* RECORDS TO USE

## Start

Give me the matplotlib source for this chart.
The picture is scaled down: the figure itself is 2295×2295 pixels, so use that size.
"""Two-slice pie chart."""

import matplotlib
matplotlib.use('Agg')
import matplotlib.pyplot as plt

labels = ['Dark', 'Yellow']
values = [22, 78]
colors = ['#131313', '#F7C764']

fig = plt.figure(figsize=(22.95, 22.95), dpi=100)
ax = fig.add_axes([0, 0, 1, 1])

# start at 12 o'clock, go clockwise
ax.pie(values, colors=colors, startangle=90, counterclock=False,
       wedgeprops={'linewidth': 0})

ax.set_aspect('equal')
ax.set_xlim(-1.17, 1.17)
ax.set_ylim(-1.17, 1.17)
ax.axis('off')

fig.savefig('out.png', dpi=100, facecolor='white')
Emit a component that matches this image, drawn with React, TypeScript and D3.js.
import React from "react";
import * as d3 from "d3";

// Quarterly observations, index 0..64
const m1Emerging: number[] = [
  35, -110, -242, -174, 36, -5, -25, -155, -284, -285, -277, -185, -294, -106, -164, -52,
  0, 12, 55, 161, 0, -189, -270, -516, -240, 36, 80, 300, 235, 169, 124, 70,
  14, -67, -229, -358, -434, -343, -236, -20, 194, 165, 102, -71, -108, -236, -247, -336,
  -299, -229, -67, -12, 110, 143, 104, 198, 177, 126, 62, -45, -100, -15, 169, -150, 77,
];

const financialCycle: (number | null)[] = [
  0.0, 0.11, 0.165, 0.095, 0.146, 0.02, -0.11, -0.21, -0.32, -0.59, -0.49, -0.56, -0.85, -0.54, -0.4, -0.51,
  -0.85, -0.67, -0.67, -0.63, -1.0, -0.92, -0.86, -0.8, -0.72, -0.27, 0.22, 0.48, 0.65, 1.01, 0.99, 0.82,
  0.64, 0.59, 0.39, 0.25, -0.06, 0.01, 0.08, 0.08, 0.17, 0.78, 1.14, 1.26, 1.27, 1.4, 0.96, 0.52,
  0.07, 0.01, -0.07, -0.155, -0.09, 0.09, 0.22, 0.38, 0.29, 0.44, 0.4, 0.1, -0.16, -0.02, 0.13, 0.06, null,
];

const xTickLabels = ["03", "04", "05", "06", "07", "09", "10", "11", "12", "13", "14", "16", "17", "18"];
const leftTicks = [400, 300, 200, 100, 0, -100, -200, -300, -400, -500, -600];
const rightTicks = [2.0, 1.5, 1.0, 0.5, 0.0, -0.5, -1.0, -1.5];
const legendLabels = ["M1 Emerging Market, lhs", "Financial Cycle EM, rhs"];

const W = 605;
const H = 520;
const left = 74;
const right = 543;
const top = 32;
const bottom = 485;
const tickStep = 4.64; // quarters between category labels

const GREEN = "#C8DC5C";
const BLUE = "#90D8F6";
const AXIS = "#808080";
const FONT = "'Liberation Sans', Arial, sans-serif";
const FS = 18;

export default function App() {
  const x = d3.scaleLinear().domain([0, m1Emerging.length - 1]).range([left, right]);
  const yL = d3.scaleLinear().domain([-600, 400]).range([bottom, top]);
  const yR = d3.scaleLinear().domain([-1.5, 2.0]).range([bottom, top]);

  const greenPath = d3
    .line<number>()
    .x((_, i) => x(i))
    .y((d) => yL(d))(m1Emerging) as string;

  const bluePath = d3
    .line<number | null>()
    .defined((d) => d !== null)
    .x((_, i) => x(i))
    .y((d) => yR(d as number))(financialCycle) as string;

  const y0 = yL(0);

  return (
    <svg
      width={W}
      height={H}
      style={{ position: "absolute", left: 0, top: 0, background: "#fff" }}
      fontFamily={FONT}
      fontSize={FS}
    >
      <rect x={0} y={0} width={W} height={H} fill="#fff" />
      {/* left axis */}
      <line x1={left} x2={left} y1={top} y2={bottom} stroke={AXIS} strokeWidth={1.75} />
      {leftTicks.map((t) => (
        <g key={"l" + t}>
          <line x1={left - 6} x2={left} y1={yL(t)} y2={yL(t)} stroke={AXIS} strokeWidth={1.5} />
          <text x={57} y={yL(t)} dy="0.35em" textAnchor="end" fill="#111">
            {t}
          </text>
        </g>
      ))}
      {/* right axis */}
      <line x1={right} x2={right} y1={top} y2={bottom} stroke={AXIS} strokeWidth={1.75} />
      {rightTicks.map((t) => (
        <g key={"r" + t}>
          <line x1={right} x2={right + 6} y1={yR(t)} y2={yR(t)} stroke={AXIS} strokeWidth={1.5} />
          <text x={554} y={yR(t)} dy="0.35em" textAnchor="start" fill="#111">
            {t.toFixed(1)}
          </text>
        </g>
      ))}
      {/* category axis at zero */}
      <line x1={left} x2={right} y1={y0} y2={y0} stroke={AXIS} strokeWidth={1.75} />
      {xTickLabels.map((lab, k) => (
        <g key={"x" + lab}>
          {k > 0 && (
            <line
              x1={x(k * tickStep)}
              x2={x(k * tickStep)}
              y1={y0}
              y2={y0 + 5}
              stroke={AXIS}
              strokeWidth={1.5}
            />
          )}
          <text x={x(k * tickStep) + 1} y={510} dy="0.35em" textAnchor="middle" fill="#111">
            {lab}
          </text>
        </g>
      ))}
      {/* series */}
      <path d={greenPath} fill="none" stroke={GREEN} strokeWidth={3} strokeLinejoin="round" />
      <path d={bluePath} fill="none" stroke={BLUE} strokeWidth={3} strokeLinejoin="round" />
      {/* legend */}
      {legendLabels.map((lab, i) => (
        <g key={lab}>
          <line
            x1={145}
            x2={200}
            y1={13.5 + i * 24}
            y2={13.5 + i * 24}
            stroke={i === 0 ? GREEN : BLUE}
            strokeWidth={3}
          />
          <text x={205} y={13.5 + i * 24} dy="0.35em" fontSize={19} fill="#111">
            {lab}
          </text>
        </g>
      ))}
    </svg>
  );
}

## End

* THE REQUEST
Restate the listing above word for word.

* OUTPUT BELOW
Give me the matplotlib source for this chart.
The picture is scaled down: the figure itself is 2295×2295 pixels, so use that size.
"""Two-slice pie chart."""

import matplotlib
matplotlib.use('Agg')
import matplotlib.pyplot as plt

labels = ['Dark', 'Yellow']
values = [22, 78]
colors = ['#131313', '#F7C764']

fig = plt.figure(figsize=(22.95, 22.95), dpi=100)
ax = fig.add_axes([0, 0, 1, 1])

# start at 12 o'clock, go clockwise
ax.pie(values, colors=colors, startangle=90, counterclock=False,
       wedgeprops={'linewidth': 0})

ax.set_aspect('equal')
ax.set_xlim(-1.17, 1.17)
ax.set_ylim(-1.17, 1.17)
ax.axis('off')

fig.savefig('out.png', dpi=100, facecolor='white')
Emit a component that matches this image, drawn with React, TypeScript and D3.js.
import React from "react";
import * as d3 from "d3";

// Quarterly observations, index 0..64
const m1Emerging: number[] = [
  35, -110, -242, -174, 36, -5, -25, -155, -284, -285, -277, -185, -294, -106, -164, -52,
  0, 12, 55, 161, 0, -189, -270, -516, -240, 36, 80, 300, 235, 169, 124, 70,
  14, -67, -229, -358, -434, -343, -236, -20, 194, 165, 102, -71, -108, -236, -247, -336,
  -299, -229, -67, -12, 110, 143, 104, 198, 177, 126, 62, -45, -100, -15, 169, -150, 77,
];

const financialCycle: (number | null)[] = [
  0.0, 0.11, 0.165, 0.095, 0.146, 0.02, -0.11, -0.21, -0.32, -0.59, -0.49, -0.56, -0.85, -0.54, -0.4, -0.51,
  -0.85, -0.67, -0.67, -0.63, -1.0, -0.92, -0.86, -0.8, -0.72, -0.27, 0.22, 0.48, 0.65, 1.01, 0.99, 0.82,
  0.64, 0.59, 0.39, 0.25, -0.06, 0.01, 0.08, 0.08, 0.17, 0.78, 1.14, 1.26, 1.27, 1.4, 0.96, 0.52,
  0.07, 0.01, -0.07, -0.155, -0.09, 0.09, 0.22, 0.38, 0.29, 0.44, 0.4, 0.1, -0.16, -0.02, 0.13, 0.06, null,
];

const xTickLabels = ["03", "04", "05", "06", "07", "09", "10", "11", "12", "13", "14", "16", "17", "18"];
const leftTicks = [400, 300, 200, 100, 0, -100, -200, -300, -400, -500, -600];
const rightTicks = [2.0, 1.5, 1.0, 0.5, 0.0, -0.5, -1.0, -1.5];
const legendLabels = ["M1 Emerging Market, lhs", "Financial Cycle EM, rhs"];

const W = 605;
const H = 520;
const left = 74;
const right = 543;
const top = 32;
const bottom = 485;
const tickStep = 4.64; // quarters between category labels

const GREEN = "#C8DC5C";
const BLUE = "#90D8F6";
const AXIS = "#808080";
const FONT = "'Liberation Sans', Arial, sans-serif";
const FS = 18;

export default function App() {
  const x = d3.scaleLinear().domain([0, m1Emerging.length - 1]).range([left, right]);
  const yL = d3.scaleLinear().domain([-600, 400]).range([bottom, top]);
  const yR = d3.scaleLinear().domain([-1.5, 2.0]).range([bottom, top]);

  const greenPath = d3
    .line<number>()
    .x((_, i) => x(i))
    .y((d) => yL(d))(m1Emerging) as string;

  const bluePath = d3
    .line<number | null>()
    .defined((d) => d !== null)
    .x((_, i) => x(i))
    .y((d) => yR(d as number))(financialCycle) as string;

  const y0 = yL(0);

  return (
    <svg
      width={W}
      height={H}
      style={{ position: "absolute", left: 0, top: 0, background: "#fff" }}
      fontFamily={FONT}
      fontSize={FS}
    >
      <rect x={0} y={0} width={W} height={H} fill="#fff" />
      {/* left axis */}
      <line x1={left} x2={left} y1={top} y2={bottom} stroke={AXIS} strokeWidth={1.75} />
      {leftTicks.map((t) => (
        <g key={"l" + t}>
          <line x1={left - 6} x2={left} y1={yL(t)} y2={yL(t)} stroke={AXIS} strokeWidth={1.5} />
          <text x={57} y={yL(t)} dy="0.35em" textAnchor="end" fill="#111">
            {t}
          </text>
        </g>
      ))}
      {/* right axis */}
      <line x1={right} x2={right} y1={top} y2={bottom} stroke={AXIS} strokeWidth={1.75} />
      {rightTicks.map((t) => (
        <g key={"r" + t}>
          <line x1={right} x2={right + 6} y1={yR(t)} y2={yR(t)} stroke={AXIS} strokeWidth={1.5} />
          <text x={554} y={yR(t)} dy="0.35em" textAnchor="start" fill="#111">
            {t.toFixed(1)}
          </text>
        </g>
      ))}
      {/* category axis at zero */}
      <line x1={left} x2={right} y1={y0} y2={y0} stroke={AXIS} strokeWidth={1.75} />
      {xTickLabels.map((lab, k) => (
        <g key={"x" + lab}>
          {k > 0 && (
            <line
              x1={x(k * tickStep)}
              x2={x(k * tickStep)}
              y1={y0}
              y2={y0 + 5}
              stroke={AXIS}
              strokeWidth={1.5}
            />
          )}
          <text x={x(k * tickStep) + 1} y={510} dy="0.35em" textAnchor="middle" fill="#111">
            {lab}
          </text>
        </g>
      ))}
      {/* series */}
      <path d={greenPath} fill="none" stroke={GREEN} strokeWidth={3} strokeLinejoin="round" />
      <path d={bluePath} fill="none" stroke={BLUE} strokeWidth={3} strokeLinejoin="round" />
      {/* legend */}
      {legendLabels.map((lab, i) => (
        <g key={lab}>
          <line
            x1={145}
            x2={200}
            y1={13.5 + i * 24}
            y2={13.5 + i * 24}
            stroke={i === 0 ? GREEN : BLUE}
            strokeWidth={3}
          />
          <text x={205} y={13.5 + i * 24} dy="0.35em" fontSize={19} fill="#111">
            {lab}
          </text>
        </g>
      ))}
    </svg>
  );
}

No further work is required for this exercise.